>> Begin

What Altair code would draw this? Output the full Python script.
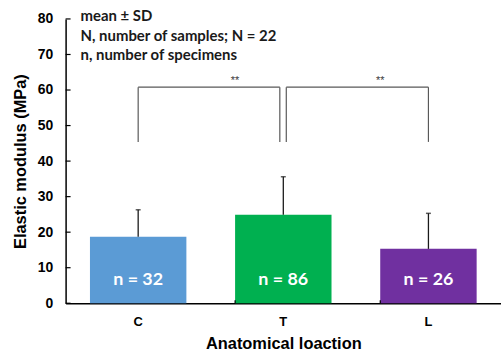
import altair as alt
import pandas as pd

categories = ["C", "T", "L"]
means = [18.7, 24.9, 15.3]
sds = [7.6, 10.7, 10.0]
n_labels = ["n = 32", "n = 86", "n = 26"]
bar_colors = ["#5B9BD5", "#00B050", "#7030A0"]
y_ticks = [0, 10, 20, 30, 40, 50, 60, 70, 80]
notes = ["mean ± SD", "N, number of samples; N = 22", "n, number of specimens"]
bracket_from = ["C", "T"]
bracket_to = ["T", "L"]
bracket_top = 60.8
bracket_bottom = 45.4
star_text = "**"
star_y = 62.6
label_y = 6.5

df = pd.DataFrame({
    "cat": categories,
    "mean": means,
    "upper": [m + s for m, s in zip(means, sds)],
    "label": n_labels,
    "ly": [label_y] * 3,
})

xscale = alt.Scale(domain=categories, paddingInner=0.336, paddingOuter=0.168)
yscale = alt.Scale(domain=[0, 80], nice=False)

xaxis = alt.Axis(title="Anatomical loaction", labelAngle=0, ticks=False,
                 labelFont="Liberation Sans", labelFontWeight="bold", labelFontSize=13,
                 labelColor="black", labelPadding=12,
                 titleFont="Liberation Sans", titleFontWeight="bold", titleFontSize=16.5,
                 titleColor="black", titlePadding=8,
                 domainColor="black", domainWidth=1.5)
yaxis = alt.Axis(title="Elastic modulus (MPa)", values=y_ticks, ticks=False, grid=False,
                 labelOverlap=False,
                 labelFont="Liberation Sans", labelFontWeight="bold", labelFontSize=14,
                 labelColor="black", labelPadding=13,
                 titleFont="Liberation Sans", titleFontWeight="bold", titleFontSize=16.5,
                 titleColor="black", titlePadding=9,
                 domainColor="black", domainWidth=1.5)


def xs(field, **kw):
    return alt.X(field, scale=xscale, sort=categories, axis=xaxis, **kw)


def ys(field):
    return alt.Y(field, scale=yscale, axis=yaxis)


base = alt.Chart(df)

bars = base.mark_bar(size=97).encode(
    x=xs("cat:N"), y=ys("mean:Q"),
    color=alt.Color("cat:N", scale=alt.Scale(domain=categories, range=bar_colors), legend=None),
)

err = base.mark_rule(color="#1a1a1a", strokeWidth=1.3).encode(
    x=xs("cat:N"), y=ys("mean:Q"), y2="upper:Q")

cap = base.mark_tick(color="#1a1a1a", size=5, thickness=1.5, orient="horizontal").encode(
    x=xs("cat:N"), y=ys("upper:Q"))

nlab = base.mark_text(fill="white", font="Lato", fontWeight="bold", fontSize=18,
                      baseline="middle").encode(
    x=xs("cat:N"), y=ys("ly:Q"), text="label:N")

# y ticks pointing inward
ytick_df = pd.DataFrame({"v": y_ticks})
yticks = alt.Chart(ytick_df).mark_rule(color="black", strokeWidth=1.2).encode(
    y=ys("v:Q"), x=alt.value(0), x2=alt.value(5))

# x ticks between categories, pointing inward
xtick_df = pd.DataFrame({"cat": categories[1:]})
xticks = alt.Chart(xtick_df).mark_rule(color="black", strokeWidth=1.2).encode(
    x=xs("cat:N", bandPosition=0), y=alt.value(283), y2=alt.value(286))

# significance brackets
br_df = pd.DataFrame({"a": bracket_from, "b": bracket_to,
                      "top": [bracket_top] * 2, "bot": [bracket_bottom] * 2})
bracket_layers = []
for i, (dxa, dxb) in enumerate([(0, -3.5), (3, 0)]):
    d = br_df.iloc[[i]]
    c = alt.Chart(d)
    hor = c.mark_rule(color="#595959", strokeWidth=1.2, xOffset=dxa, x2Offset=dxb).encode(
        x=xs("a:N"), x2="b:N", y=ys("top:Q"))
    va = c.mark_rule(color="#595959", strokeWidth=1.2, xOffset=dxa).encode(
        x=xs("a:N"), y=ys("bot:Q"), y2="top:Q")
    vb = c.mark_rule(color="#595959", strokeWidth=1.2, xOffset=dxb).encode(
        x=xs("b:N"), y=ys("bot:Q"), y2="top:Q")
    bracket_layers += [hor, va, vb]

star_df = pd.DataFrame({"cat": categories[1:], "s": [star_text] * 2, "y": [star_y] * 2})
stars = alt.Chart(star_df).mark_text(fill="#404040", font="Liberation Sans", fontSize=11,
                                     baseline="middle").encode(
    x=xs("cat:N", bandPosition=0), y=ys("y:Q"), text="s:N")

note_df = pd.DataFrame({"t": notes, "py": [-3, 17, 36]})
note = alt.Chart(note_df).mark_text(fill="#1a1a1a", font="Lato", fontWeight="bold", fontSize=15,
                                    align="left", baseline="middle").encode(
    x=alt.value(15), y=alt.Y("py:Q", scale=None), text="t:N")

chart = alt.layer(bars, err, cap, nlab, yticks, xticks, *bracket_layers, stars, note).properties(
    width=438, height=286,
    padding={"left": 66, "top": 18, "right": 0, "bottom": 50},
    autosize=alt.AutoSizeParams(type="none"),
    background="white",
).configure_view(stroke=None)

chart.save("out.html", embed_options={"renderer": "svg", "actions": False})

>> End

▶ **What is asked**:
Leave the images out, please, and restate each line word for word.

▶ **Written answer**:
What Altair code would draw this? Output the full Python script.
import altair as alt
import pandas as pd

categories = ["C", "T", "L"]
means = [18.7, 24.9, 15.3]
sds = [7.6, 10.7, 10.0]
n_labels = ["n = 32", "n = 86", "n = 26"]
bar_colors = ["#5B9BD5", "#00B050", "#7030A0"]
y_ticks = [0, 10, 20, 30, 40, 50, 60, 70, 80]
notes = ["mean ± SD", "N, number of samples; N = 22", "n, number of specimens"]
bracket_from = ["C", "T"]
bracket_to = ["T", "L"]
bracket_top = 60.8
bracket_bottom = 45.4
star_text = "**"
star_y = 62.6
label_y = 6.5

df = pd.DataFrame({
    "cat": categories,
    "mean": means,
    "upper": [m + s for m, s in zip(means, sds)],
    "label": n_labels,
    "ly": [label_y] * 3,
})

xscale = alt.Scale(domain=categories, paddingInner=0.336, paddingOuter=0.168)
yscale = alt.Scale(domain=[0, 80], nice=False)

xaxis = alt.Axis(title="Anatomical loaction", labelAngle=0, ticks=False,
                 labelFont="Liberation Sans", labelFontWeight="bold", labelFontSize=13,
                 labelColor="black", labelPadding=12,
                 titleFont="Liberation Sans", titleFontWeight="bold", titleFontSize=16.5,
                 titleColor="black", titlePadding=8,
                 domainColor="black", domainWidth=1.5)
yaxis = alt.Axis(title="Elastic modulus (MPa)", values=y_ticks, ticks=False, grid=False,
                 labelOverlap=False,
                 labelFont="Liberation Sans", labelFontWeight="bold", labelFontSize=14,
                 labelColor="black", labelPadding=13,
                 titleFont="Liberation Sans", titleFontWeight="bold", titleFontSize=16.5,
                 titleColor="black", titlePadding=9,
                 domainColor="black", domainWidth=1.5)


def xs(field, **kw):
    return alt.X(field, scale=xscale, sort=categories, axis=xaxis, **kw)


def ys(field):
    return alt.Y(field, scale=yscale, axis=yaxis)


base = alt.Chart(df)

bars = base.mark_bar(size=97).encode(
    x=xs("cat:N"), y=ys("mean:Q"),
    color=alt.Color("cat:N", scale=alt.Scale(domain=categories, range=bar_colors), legend=None),
)

err = base.mark_rule(color="#1a1a1a", strokeWidth=1.3).encode(
    x=xs("cat:N"), y=ys("mean:Q"), y2="upper:Q")

cap = base.mark_tick(color="#1a1a1a", size=5, thickness=1.5, orient="horizontal").encode(
    x=xs("cat:N"), y=ys("upper:Q"))

nlab = base.mark_text(fill="white", font="Lato", fontWeight="bold", fontSize=18,
                      baseline="middle").encode(
    x=xs("cat:N"), y=ys("ly:Q"), text="label:N")

# y ticks pointing inward
ytick_df = pd.DataFrame({"v": y_ticks})
yticks = alt.Chart(ytick_df).mark_rule(color="black", strokeWidth=1.2).encode(
    y=ys("v:Q"), x=alt.value(0), x2=alt.value(5))

# x ticks between categories, pointing inward
xtick_df = pd.DataFrame({"cat": categories[1:]})
xticks = alt.Chart(xtick_df).mark_rule(color="black", strokeWidth=1.2).encode(
    x=xs("cat:N", bandPosition=0), y=alt.value(283), y2=alt.value(286))

# significance brackets
br_df = pd.DataFrame({"a": bracket_from, "b": bracket_to,
                      "top": [bracket_top] * 2, "bot": [bracket_bottom] * 2})
bracket_layers = []
for i, (dxa, dxb) in enumerate([(0, -3.5), (3, 0)]):
    d = br_df.iloc[[i]]
    c = alt.Chart(d)
    hor = c.mark_rule(color="#595959", strokeWidth=1.2, xOffset=dxa, x2Offset=dxb).encode(
        x=xs("a:N"), x2="b:N", y=ys("top:Q"))
    va = c.mark_rule(color="#595959", strokeWidth=1.2, xOffset=dxa).encode(
        x=xs("a:N"), y=ys("bot:Q"), y2="top:Q")
    vb = c.mark_rule(color="#595959", strokeWidth=1.2, xOffset=dxb).encode(
        x=xs("b:N"), y=ys("bot:Q"), y2="top:Q")
    bracket_layers += [hor, va, vb]

star_df = pd.DataFrame({"cat": categories[1:], "s": [star_text] * 2, "y": [star_y] * 2})
stars = alt.Chart(star_df).mark_text(fill="#404040", font="Liberation Sans", fontSize=11,
                                     baseline="middle").encode(
    x=xs("cat:N", bandPosition=0), y=ys("y:Q"), text="s:N")

note_df = pd.DataFrame({"t": notes, "py": [-3, 17, 36]})
note = alt.Chart(note_df).mark_text(fill="#1a1a1a", font="Lato", fontWeight="bold", fontSize=15,
                                    align="left", baseline="middle").encode(
    x=alt.value(15), y=alt.Y("py:Q", scale=None), text="t:N")

chart = alt.layer(bars, err, cap, nlab, yticks, xticks, *bracket_layers, stars, note).properties(
    width=438, height=286,
    padding={"left": 66, "top": 18, "right": 0, "bottom": 50},
    autosize=alt.AutoSizeParams(type="none"),
    background="white",
).configure_view(stroke=None)

chart.save("out.html", embed_options={"renderer": "svg", "actions": False})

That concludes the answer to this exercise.